Inherent vs. Installed Valve Characteristics
The valve’s potential for causing water hammer is largely dependent on the system and the valve closure technique.
Each series of articles are written by pipe flow analysis engineers from Applied Flow Technology. As industry leaders in water hammer and surge analysis, AFT has collected models and data from projects around the world to use as reference materials for published technical papers, case studies, and blogs. Visit www.aft.com for more information on analysis tools.
Valve Characteristics – Inherent vs. Installed
Valve closures are one of the most significant sources of water hammer within a hydraulic system. An emergency valve closure or a routine shut-down are equally susceptible to water hammer effects. The valve itself will play a significant role, but its potential for causing water hammer is also largely dependent on the system and the valve closure technique.
As the first in a series, this article serves as an introduction to the influence valves have when designing to avoid or mitigate water hammer. This series will overview:
- the difference between a valve’s inherent and installed characteristics
- these characteristics’ unique effects on water hammer potential
- how one can approach a valve closure to mitigate water hammer effects rather than make adjustments to the system
Inherent vs. Installed Valve Characteristics
A valve’s inherent characteristics are specific to the valve itself. This includes parameters like valve type, valve size, and Cv vs. Open Percentage. These characteristics are typically published by the manufacturer, who tests the valve across a constant pressure drop and a range of closure percentages. The results of these tests relate the valve’s open percentage to flow capacity while isolated from a system. This isolation avoids any installed characteristic effects.

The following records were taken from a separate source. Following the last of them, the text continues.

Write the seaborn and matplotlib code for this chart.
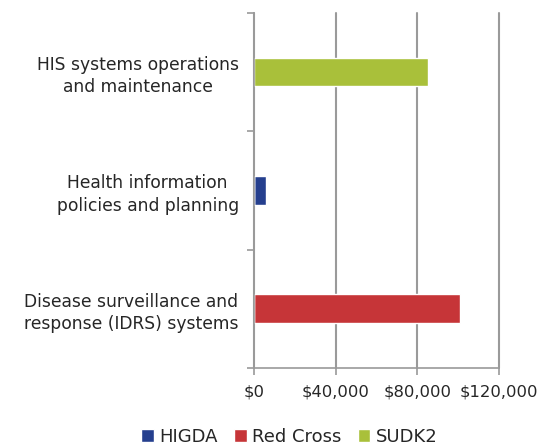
import pandas as pd
import seaborn as sns
import matplotlib.pyplot as plt
from matplotlib.ticker import FuncFormatter, FixedLocator

# chart values
categories = ["HIS systems operations\nand maintenance",
              "Health information\npolicies and planning",
              "Disease surveillance and\nresponse (IDRS) systems"]
higda = [0, 5700, 0]
red_cross = [0, 0, 101000]
sudk2 = [85000, 0, 0]
series = ["HIGDA", "Red Cross", "SUDK2"]
colors = ["#253f8e", "#c63538", "#a9c03a"]

df = pd.DataFrame({
    "category": categories * 3,
    "funder": [s for s in series for _ in categories],
    "amount": higda + red_cross + sudk2,
})

sns.set_style("white")
plt.rcParams["font.family"] = ["DejaVu Sans"]

fig = plt.figure(figsize=(5.45, 4.48), dpi=100)
ax = fig.add_axes([0.466, 0.179, 0.45, 0.792])

sns.barplot(data=df, y="category", x="amount", hue="funder", order=categories,
            hue_order=series, palette=colors, dodge=False, width=0.24,
            orient="h", ax=ax, saturation=1)

ax.set_xlim(0, 120000)
ax.set_ylim(2.5, -0.5)
ax.set_xticks([0, 40000, 80000, 120000])
ax.xaxis.set_major_formatter(FuncFormatter(lambda v, p: "${:,.0f}".format(v)))
ax.grid(axis="x", color="#9a9a9a", linewidth=1.5)
ax.set_axisbelow(True)
for g in ax.xaxis.get_gridlines():
    g.set_clip_on(False)
ax.set_xlabel("")
ax.set_ylabel("")

for s in ["top", "right"]:
    ax.spines[s].set_visible(False)
for s in ["left", "bottom"]:
    ax.spines[s].set_color("#9a9a9a")
    ax.spines[s].set_linewidth(1.2)

ax.yaxis.set_minor_locator(FixedLocator([-0.5, 0.5, 1.5, 2.5]))
ax.tick_params(axis="y", which="major", length=0, pad=11, labelsize=12.3, labelcolor="#262626")
ax.tick_params(axis="y", which="minor", length=5, color="#9a9a9a", width=1.2, left=True)
ax.tick_params(axis="x", length=5, color="#9a9a9a", width=1.2, bottom=True,
               labelsize=11.8, labelcolor="#262626", pad=7)
for t in ax.get_yticklabels():
    t.set_multialignment("center")
    t.set_linespacing(1.3)

sns.move_legend(ax, "lower center", bbox_to_anchor=(0.531, -0.032), bbox_transform=fig.transFigure,
                ncol=3, frameon=False, title=None, fontsize=13, handlelength=0.7,
                handleheight=0.7, handletextpad=0.3, columnspacing=0.9)
for t in ax.get_legend().get_texts():
    t.set_color("#262626")

fig.savefig("out.png", dpi=100)
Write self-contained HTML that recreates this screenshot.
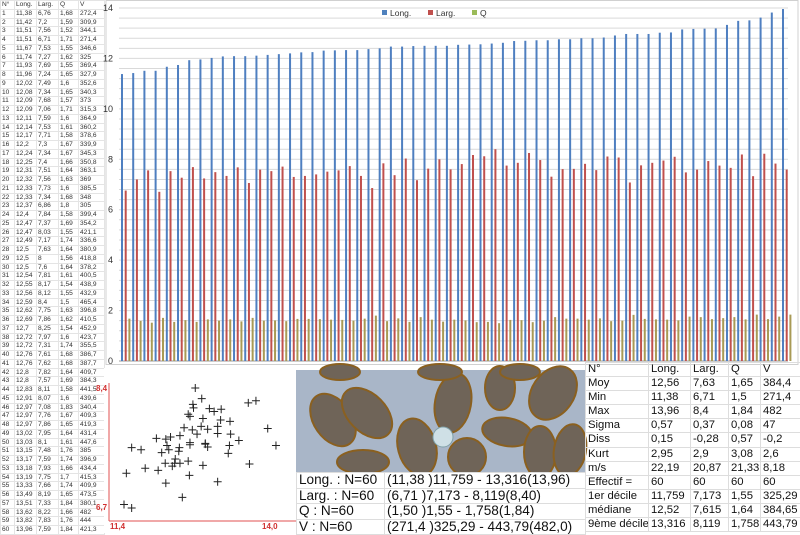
<!DOCTYPE html>
<html><head><meta charset="utf-8">
<style>
body{margin:0;width:800px;height:533px;overflow:hidden;background:#fff;font-family:"Liberation Sans",Arial,sans-serif;position:relative}
#dt{position:absolute;left:0;top:0;width:104px;border-collapse:collapse;font-size:6.6px;color:#333;table-layout:fixed}
#dt td{border:1px solid #e4e4e4;padding:0 1px;height:7.75px;line-height:7.75px;white-space:nowrap;overflow:hidden}
svg{position:absolute;left:0;top:0}
#st{position:absolute;left:585px;top:362px;width:215px;border-collapse:collapse;font-size:11.3px;color:#111;table-layout:fixed}
#st td{border:1px solid #ddd;height:13.1px;line-height:13.1px;padding:0 2px;white-space:nowrap;overflow:hidden}
#sm{position:absolute;left:296px;top:472px;width:289px;border-collapse:collapse;font-size:13.6px;color:#111;table-layout:fixed;background:#fff}
#sm td{border:1px solid #ddd;height:14.6px;line-height:14.6px;padding:0 2px;white-space:nowrap;overflow:hidden}
</style></head><body>
<table id="dt"></table>
<svg id="ch" width="800" height="533"></svg>
<table id="sm">
<colgroup><col style="width:88px"><col style="width:201px"></colgroup>
<tr><td>Long. : N=60</td><td>(11,38 )11,759 - 13,316(13,96)</td></tr>
<tr><td>Larg. : N=60</td><td>(6,71 )7,173 - 8,119(8,40)</td></tr>
<tr><td>Q : N=60</td><td>(1,50 )1,55 - 1,758(1,84)</td></tr>
<tr><td>V : N=60</td><td>(271,4 )325,29 - 443,79(482,0)</td></tr>
</table>
<table id="st">
<colgroup><col style="width:63px"><col style="width:42px"><col style="width:38px"><col style="width:32px"><col style="width:40px"></colgroup>
<tr><td>N°</td><td>Long.</td><td>Larg.</td><td>Q</td><td>V</td></tr>
<tr><td>Moy</td><td>12,56</td><td>7,63</td><td>1,65</td><td>384,4</td></tr>
<tr><td>Min</td><td>11,38</td><td>6,71</td><td>1,5</td><td>271,4</td></tr>
<tr><td>Max</td><td>13,96</td><td>8,4</td><td>1,84</td><td>482</td></tr>
<tr><td>Sigma</td><td>0,57</td><td>0,37</td><td>0,08</td><td>47</td></tr>
<tr><td>Diss</td><td>0,15</td><td>-0,28</td><td>0,57</td><td>-0,2</td></tr>
<tr><td>Kurt</td><td>2,95</td><td>2,9</td><td>3,08</td><td>2,6</td></tr>
<tr><td>m/s</td><td>22,19</td><td>20,87</td><td>21,33</td><td>8,18</td></tr>
<tr><td>Effectif =</td><td>60</td><td>60</td><td>60</td><td>60</td></tr>
<tr><td>1er décile</td><td>11,759</td><td>7,173</td><td>1,55</td><td>325,29</td></tr>
<tr><td>médiane</td><td>12,52</td><td>7,615</td><td>1,64</td><td>384,65</td></tr>
<tr><td>9ème décile</td><td>13,316</td><td>8,119</td><td>1,758</td><td>443,79</td></tr>
</table>
<script>
const longVals=[11.38,11.42,11.51,11.51,11.67,11.74,11.93,11.96,12.02,12.08,12.09,12.09,12.11,12.14,12.17,12.2,12.24,12.25,12.31,12.32,12.33,12.33,12.37,12.4,12.47,12.47,12.49,12.5,12.5,12.5,12.54,12.55,12.56,12.59,12.62,12.69,12.7,12.72,12.72,12.76,12.76,12.8,12.8,12.83,12.91,12.97,12.97,12.97,13.02,13.03,13.15,13.17,13.18,13.19,13.33,13.49,13.51,13.62,13.82,13.96];
const largVals=[6.76,7.2,7.56,6.71,7.53,7.27,7.69,7.24,7.49,7.34,7.68,7.06,7.59,7.53,7.71,7.3,7.34,7.4,7.51,7.56,7.73,7.34,6.86,7.84,7.37,8.03,7.17,7.63,8,7.6,7.81,8.17,8.12,8.4,7.75,7.86,8.25,7.97,7.31,7.61,7.62,7.82,7.57,8.11,8.07,7.08,7.76,7.86,7.95,8.1,7.48,7.59,7.93,7.75,7.66,8.19,7.33,8.22,7.83,7.59];
const qVals=[1.68,1.59,1.52,1.71,1.55,1.62,1.55,1.65,1.6,1.65,1.57,1.71,1.6,1.61,1.58,1.67,1.67,1.66,1.64,1.63,1.6,1.68,1.8,1.58,1.69,1.55,1.74,1.64,1.56,1.64,1.61,1.54,1.55,1.5,1.63,1.62,1.54,1.6,1.74,1.68,1.68,1.64,1.69,1.58,1.6,1.83,1.67,1.65,1.64,1.61,1.76,1.74,1.66,1.7,1.74,1.65,1.84,1.66,1.76,1.84];
const vVals=[272.4,309.9,344.1,271.4,346.6,325,369.4,327.9,352.6,340.3,373,315.3,364.9,360.2,378.6,339.9,345.3,350.8,363.1,369,385.5,348,305,399.4,354.2,421.1,336.6,380.9,418.8,378.2,400.5,438.9,432.9,465.4,396.8,410.5,452.9,423.7,355.5,386.7,387.7,409.7,384.3,441.5,439.6,340.4,409.3,419.3,431.4,447.6,385,396.9,434.4,415.3,409.9,473.5,380.1,482,444,421.3];
const yTicks=[0,2,4,6,8,10,12,14];
const seriesNames=["Long.","Larg.","Q"];
const seriesColors=["#4f7fc0","#c0504d","#a89a55"];
const legendColors=["#4f81bd","#c0504d","#9bbb59"];

const fmt=v=>String(v).replace('.',',');
const dt=document.getElementById('dt');
let h='<colgroup><col style="width:14px"><col style="width:22px"><col style="width:22px"><col style="width:20px"><col style="width:26px"></colgroup><tr><td>N°</td><td>Long.</td><td>Larg.</td><td>Q</td><td>V</td></tr>';
for(let i=0;i<longVals.length;i++)h+=`<tr><td>${i+1}</td><td>${fmt(longVals[i])}</td><td>${fmt(largVals[i])}</td><td>${fmt(qVals[i])}</td><td>${fmt(vVals[i])}</td></tr>`;
dt.innerHTML=h;

const NS='http://www.w3.org/2000/svg';
const svg=document.getElementById('ch');
function mk(t,a,p){const e=document.createElementNS(NS,t);for(const k in a)e.setAttribute(k,a[k]);(p||svg).appendChild(e);return e;}
const y0=361,y14=8;
const yS=v=>y0-(y0-y14)*v/14;
const gx0=122,gStep=(783-122)/(longVals.length-1);
const xS=i=>gx0+i*gStep;
mk('rect',{x:106,y:0.5,width:692,height:364,fill:'#fff',stroke:'#d0d0d0'});
for(let v=0;v<=14.001;v+=0.4){mk('line',{x1:119,x2:788,y1:yS(v),y2:yS(v),stroke:'#d9d9d9','stroke-width':1});}
for(const t of yTicks){const e=mk('text',{x:113,y:yS(t)+3,'font-size':9,'text-anchor':'end',fill:'#333'});e.textContent=t;

}
mk('line',{x1:119,x2:788,y1:y0,y2:y0,stroke:'#999'});
const series=[longVals,largVals,qVals];
series.forEach((arr,s)=>{arr.forEach((v,i)=>{
 const r=mk('rect',{x:xS(i)+s*3.7-1,y:yS(v),width:2,height:y0-yS(v),fill:seriesColors[s]});
 
 
});});
const lx=[382,428,472];
seriesNames.forEach((n,s)=>{
 const g=mk('g',{});
 
 
 mk('rect',{x:lx[s],y:10,width:5,height:5,fill:legendColors[s]},g);
 const t=mk('text',{x:lx[s]+8,y:16,'font-size':8.5,fill:'#333'},g);t.textContent=n;
});
// scatter panel
mk('rect',{x:104,y:368,width:192,height:165,fill:'#fff'});
mk('line',{x1:109,x2:109,y1:383,y2:521,stroke:'#e05050'});
mk('line',{x1:109,x2:296,y1:521,y2:521,stroke:'#e05050'});
const sx=v=>124+(v-11.38)*58.9;
const sy=v=>508-(v-6.71)*71;
[['8,4',96,391],['6,7',96,510],['11,4',110,529],['14,0',262,529]].forEach(([t,x,y])=>{const e=mk('text',{x,y,'font-size':8,'font-weight':'bold',fill:'#d03030'});e.textContent=t;

});
longVals.forEach((v,i)=>{const x=sx(v),y=sy(largVals[i]);
 const p=mk('path',{d:`M${x-4} ${y}h8M${x} ${y-4}v8`,stroke:'#222','stroke-width':1});
 
 
});
// photo
const ph=mk('g',{});


mk('rect',{x:296,y:370,width:289,height:102,fill:'#a9b6c8'},ph);
[[333,420,19,29,-35],[367,413,19,30,-45],[453,403,18,30,10],[500,388,15,22,0],[553,393,21,29,35],[417,447,19,29,-15],[507,432,25,14,10],[467,457,19,19,0],[540,452,16,26,0],[570,450,16,26,10],[363,462,26,12,0],[340,372,20,8,0],[440,372,22,8,0],[520,372,20,8,0]].forEach(([cx,cy,rx,ry,r])=>{
 mk('ellipse',{cx,cy,rx,ry,transform:`rotate(${r} ${cx} ${cy})`,fill:'#6f6458',stroke:'#8a6020','stroke-width':2},ph);
});
mk('circle',{cx:443,cy:437,r:10,fill:'#cfe0e6',stroke:'#7fa0a8'},ph);
</script>
</body></html>
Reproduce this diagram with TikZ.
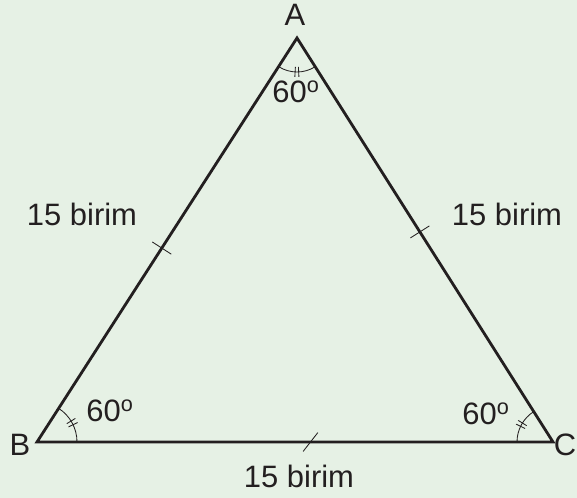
\documentclass[tikz,border=0pt]{standalone}
\usepackage{fontspec}
\setmainfont{Liberation Sans}
\usepackage{xcolor}
\usetikzlibrary{calc}
\definecolor{bgreen}{HTML}{E6F1E5}
\definecolor{ink}{HTML}{231F20}

\begin{document}
\begin{tikzpicture}[
  x=0.025cm, y=0.025cm,
  side/.style={ink, line width=2pt, line join=miter},
  thin mark/.style={ink, line width=0.6pt},
  anglearc/.style={ink, line width=0.6pt},
  lbl/.style={text=ink, inner sep=0pt},
  font=\fontsize{22}{26}\selectfont
]
\fill[bgreen] (0,0) rectangle (577,498);
\useasboundingbox (0,0) rectangle (577,498);

\coordinate (A) at (297,460);
\coordinate (B) at (37,56);
\coordinate (C) at (553,56);

% triangle
\draw[side] (A) -- (B) -- (C) -- cycle;

% vertex names
\node[lbl] (nameA) at (295,483) {A};
\node[lbl] (nameB) at (20,53) {B};
\node[lbl] (nameC) at (565,53) {C};

% side lengths
\node[lbl] (sideAB) at (82,284) {15 birim};
\node[lbl] (sideAC) at (507,284) {15 birim};
\node[lbl] (sideBC) at (299,22) {15 birim};

% equal side ticks
\coordinate (mAB) at ($(A)!0.52!(B)$);
\coordinate (mAC) at ($(A)!0.48!(C)$);
\coordinate (mBC) at ($(B)!0.53!(C)$);
\draw[thin mark] ($(mAB)!8pt!90:(B)$) -- ($(mAB)!8pt!-90:(B)$);
\draw[thin mark] ($(mAC)!8pt!90:(C)$) -- ($(mAC)!8pt!-90:(C)$);
\draw[thin mark] ($(mBC)!8.5pt!52:(C)$) -- ($(mBC)!8.5pt!-128:(C)$);

% angles
\draw[anglearc] ([shift={(237.2:34)}]A) arc[start angle=237.2, end angle=302.4, radius=34];
\draw[thin mark] ($(A)+(266.8:29)$) -- ($(A)+(266.8:39)$);
\draw[thin mark] ($(A)+(272.8:29)$) -- ($(A)+(272.8:39)$);
\draw[anglearc] ([shift={(0:40)}]B) arc[start angle=0, end angle=57.2, radius=40];
\draw[thin mark] ($(B)+(25.6:35)$) -- ($(B)+(25.6:45)$);
\draw[thin mark] ($(B)+(31.6:35)$) -- ($(B)+(31.6:45)$);
\draw[anglearc] ([shift={(122.4:36)}]C) arc[start angle=122.4, end angle=180, radius=36];
\draw[thin mark] ($(C)+(148.2:31)$) -- ($(C)+(148.2:41)$);
\draw[thin mark] ($(C)+(154.2:31)$) -- ($(C)+(154.2:41)$);

\node[lbl] (angA) at (296,406) {60\textsuperscript{o}};
\node[lbl] (angB) at (110,87) {60\textsuperscript{o}};
\node[lbl] (angC) at (486,84) {60\textsuperscript{o}};
\end{tikzpicture}
\end{document}
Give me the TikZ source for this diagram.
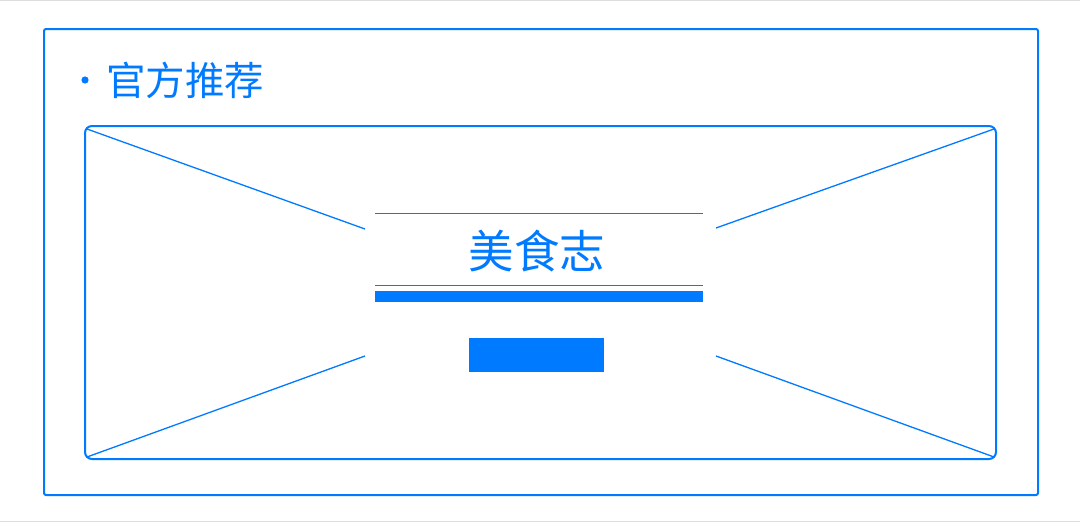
\documentclass[tikz,border=0pt]{standalone}
\usepackage{fontspec}
\newfontfamily\cjk{Noto Sans CJK SC}
\definecolor{ios}{RGB}{0,122,255}
\definecolor{edge}{RGB}{221,221,221}
\begin{document}
\begin{tikzpicture}[x=1pt,y=-1pt,
  frame/.style={draw=ios,line width=2pt},
  diag/.style={draw=ios,line width=1.3pt},
  thin/.style={draw=ios,line width=1pt},
  title/.style={text=ios,font=\cjk\fontsize{39.5}{42}\selectfont,inner sep=0pt},
  bigtitle/.style={text=ios,font=\cjk\fontsize{45.5}{48}\selectfont,inner sep=0pt}]
\useasboundingbox (0,0) rectangle (1080,522);
\fill[white] (0,0) rectangle (1080,522);
\draw[edge,line width=1pt] (0,0.5) -- (1080,0.5);
\draw[edge,line width=1pt] (0,521.5) -- (1080,521.5);
% outer frame
\draw[frame,rounded corners=2pt] (44,29) rectangle (1038,495);
% bullet and heading
\fill[ios] (85,80) circle (3.6);
\node[title,anchor=west] (head) at (106,80) {官方推荐};
% inner card
\draw[frame,rounded corners=7pt] (85,126) rectangle (996,459);
\coordinate (tl) at (87,129);
\coordinate (tr) at (994,129);
\coordinate (bl) at (87,457);
\coordinate (br) at (994,457);
\coordinate (tli) at (365,229);
\coordinate (tri) at (716,228);
\coordinate (bli) at (365,356);
\coordinate (bri) at (716,356);
\draw[diag] (tl) -- (tli);
\draw[diag] (tr) -- (tri);
\draw[diag] (bl) -- (bli);
\draw[diag] (br) -- (bri);
% title block
\coordinate (l1a) at (375,213.5);
\coordinate (l1b) at (703,213.5);
\coordinate (l2a) at (375,285.5);
\coordinate (l2b) at (703,285.5);
\draw[thin] (l1a) -- (l1b);
\draw[thin] (l2a) -- (l2b);
\node[bigtitle] (name) at (537,251) {美食志};
\fill[ios] (375,291) rectangle (703,302);
\fill[ios] (469,338) rectangle (604,372);
\end{tikzpicture}
\end{document}
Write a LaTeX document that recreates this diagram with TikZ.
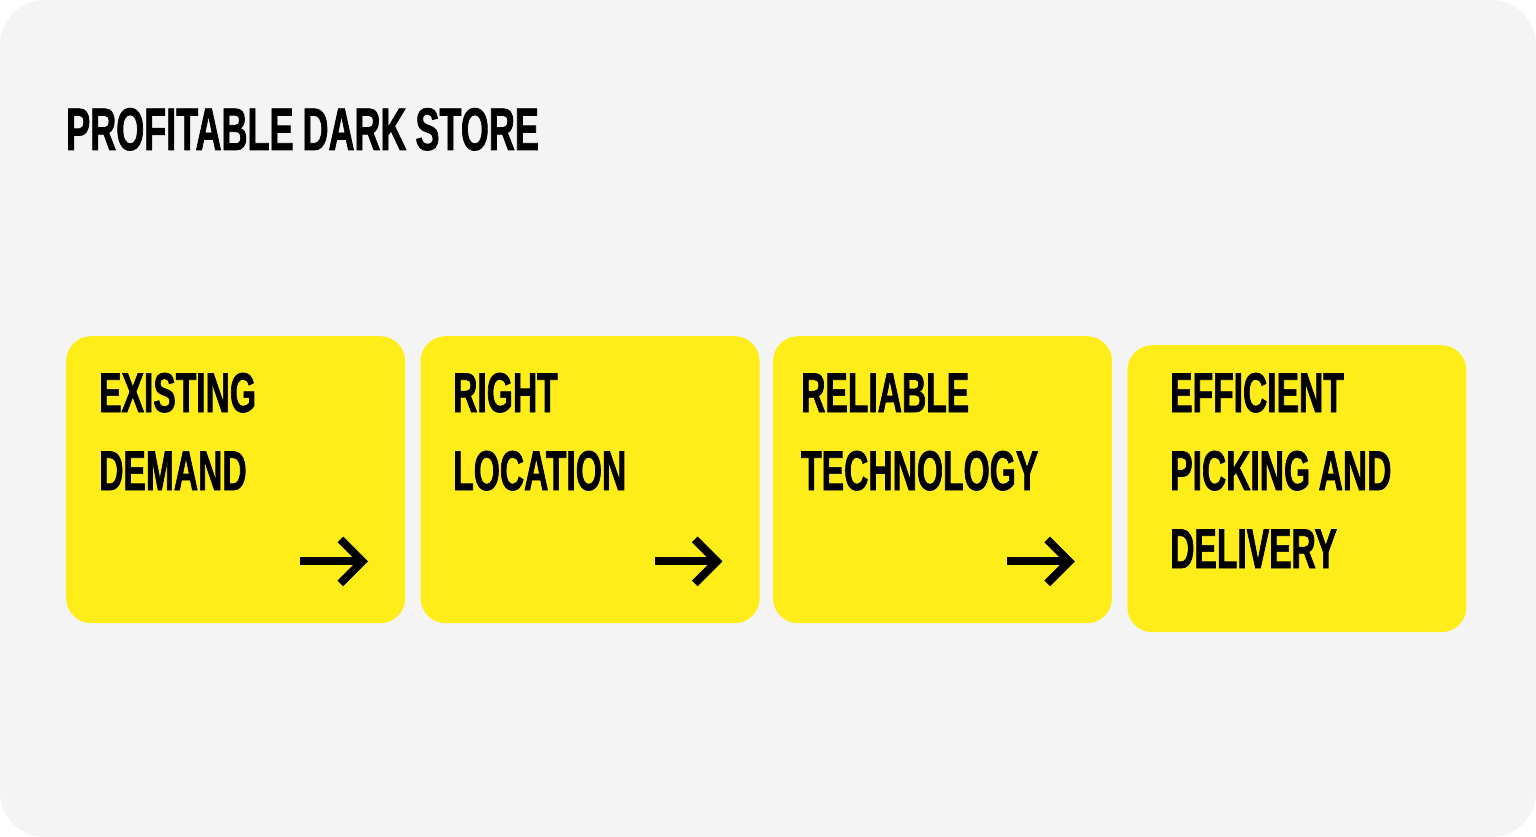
\documentclass[tikz,border=0pt]{standalone}
\usepackage{fontspec}
\usepackage{xcolor}
\usetikzlibrary{positioning,calc}
\newfontfamily\condfont{Liberation Sans}[FakeStretch=0.6, FakeBold=1.2]
\newfontfamily\titlefont{Liberation Sans}[FakeStretch=0.6, FakeBold=1.2, WordSpace=0.9]
\definecolor{paper}{HTML}{F4F4F4}
\definecolor{lemon}{HTML}{FFED1A}

\begin{document}
\begin{tikzpicture}[x=1pt,y=-1pt,
    stepbox/.style={rectangle, rounded corners=25pt, fill=lemon, minimum width=339pt, minimum height=287pt, inner sep=0pt},
    steptext/.style={anchor=base west, align=left, inner sep=0pt, font=\condfont\bfseries\fontsize{56}{78}\selectfont},
    nextarrow/.style={line width=8pt, miter limit=10}]

    \useasboundingbox (0,0) rectangle (1536,837);
    \fill[paper, rounded corners=45pt] (0,0) rectangle (1536,837);

    \node[anchor=base west, inner sep=0pt, font=\titlefont\bfseries\fontsize{60}{60}\selectfont] (title) at (66,150) {PROFITABLE DARK STORE};

    \node[stepbox, anchor=north west] (b1) at (66,336) {};
    \node[stepbox] (b2) [right=15pt of b1] {};
    \node[stepbox] (b3) [right=13pt of b2] {};
    \node[stepbox] (b4) [right=15pt of b3, yshift=-9pt] {};

    % base is the last line
    \node[steptext] (t1) at (99,490) {EXISTING\\DEMAND};
    \node[steptext] (t2) at (453,490) {RIGHT\\LOCATION};
    \node[steptext] (t3) at (801,490) {RELIABLE\\TECHNOLOGY};
    \node[steptext] (t4) at (1170,568) {EFFICIENT\\PICKING AND\\DELIVERY};

    \foreach \b in {b1,b2,b3}{
        \coordinate (tip) at ($(\b.south east)+(-43,-62)$);
        \draw[nextarrow] ($(tip)+(-62,0)$) -- (tip);
        \draw[nextarrow] ($(tip)+(-22,-22)$) -- (tip) -- ($(tip)+(-22,22)$);
    }
\end{tikzpicture}
\end{document}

Installed characteristics are how the valve behaves in the context of a system. This generally involves the pressure drop across the valve relative to the surrounding system, the ratio of which is what ultimately defines a valve’s controllability. Drastically different results can be found by placing the same valve with the same closure behavior in a different system. The root of those different results is due to a valve’s installed characteristics.